Once your organizational requirements and use case(s) are further refined, it's time to conduct some vendor and tool research. Things to consider include:

  • Provider/tool reliability and performance ratings.

  • Provider/tool cybersecurity posture.

  • Ease of tool integration with other platforms or tools selected.

  • The product's alignment with required features and functionality.

  • The product's and provider's alignment with required compliance standards.

In addition, it may be helpful to consult ratings reports — such as Gartner, Forrester, and G2 — to better understand provider and tool rankings within the data lake market as well as your own industry.

Checking expert blogs specific to your industry and reviewing webinars hosted by influential cloud management organizations within your industry vertical can be helpful in understanding the experiences of others who have implemented the platforms and tools being considered. This can also refresh your knowledge of current technology trends in technology relating to your specific discipline.

Top data lake tools

One of the benefits of data lake solutions is that they are highly customizable depending upon an organization's requirements. The following are examples of technology that provide flexible and scalable storage for building data lakes:

Technology for building data lakes

  • AWS Data Lake Formation/Amazon Simple Storage Service (AWS S3)

  • Azure Data Lake Storage Gen2

  • Google Cloud Storage

  • Snowflake


Tools to organize and query data in data lakes

  • AWS Athena

  • Databricks SQL Analytics

  • MongoDB Atlas Data Federation

  • Presto

  • Starburst


Big data analytics tools that work with data lakes

  • Alteryx

  • Azure Databricks

  • Databricks Lakehouse Platform

  • Google Cloud

  • MATLAB

  • Qubole

  • Starburst

FAQs

What is a data lake?

A data lake is a centralized repository to store vast amounts of data in its original (raw data) format. This means that data ingestion into a data lake is possible without any type of preformatting required.

What are the key characteristics of a data lake?

Some key characteristics of data lakes include:

  • Multitenancy (where a single software instance serves multiple customers).

  • Schema-on-read data ingestion.

  • Storage of unstructured data in its native state.

  • A "store now, analyze later" focus.

What are the main layers in data lake architecture?

The main data lake architecture layers include:

  • Ingestion layer: In this layer, raw data is ingested into the data lake in either real-time or batches.

  • Distillation layer: The raw data from the ingestion layer is then converted into a format in readiness for analysis that includes column-oriented files and tables.

  • Processing layer: This is the layer where analytical algorithms and advanced analytical tools are found.

  • Insights layer: Sometimes referred to as the research layer, this is where insights from where patterns and output from the processing layer are explored and analyzed.

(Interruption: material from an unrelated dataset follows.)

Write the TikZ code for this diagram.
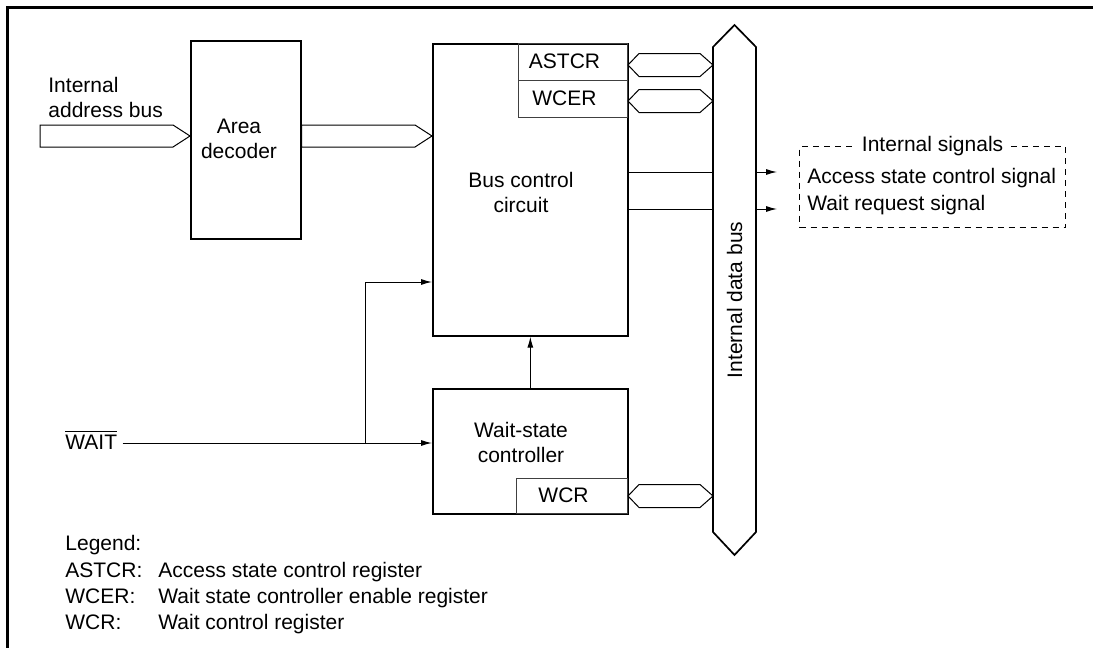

  • Operations layer: The operations layer governs system management and monitoring.

What are the key differences between a data lake and a data warehouse?

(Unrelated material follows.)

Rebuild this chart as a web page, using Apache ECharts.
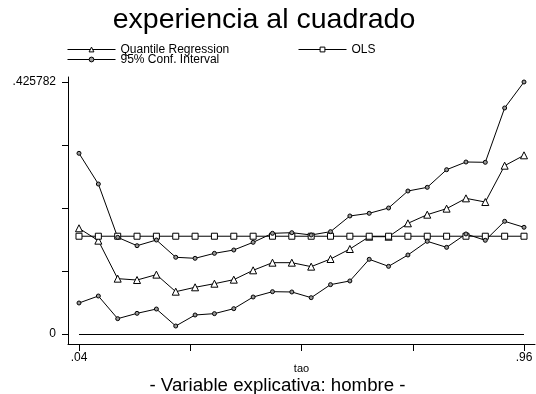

There are many differences between a data lake and a data warehouse. Two of the main differences include:

Schema flexibility: In data lakes, an approach called schema-on-read is used to determine the structure of the data schema. This means that the actual data being ingested, as well as the existing data in the data lake, determines the schema used at any given time. With a data warehouse, an approach called schema-on-write is used — which means a pre-defined schema, hierarchy, etc. must be used for all data being ingested.

Data types stored: Data lakes are able to store all types of structured data, semi-structured data, and unstructured data in their respective native states. However, data warehouses are only able to store structured and semi-structured data after processing it into a predefined format and hierarchy prior to ingestion.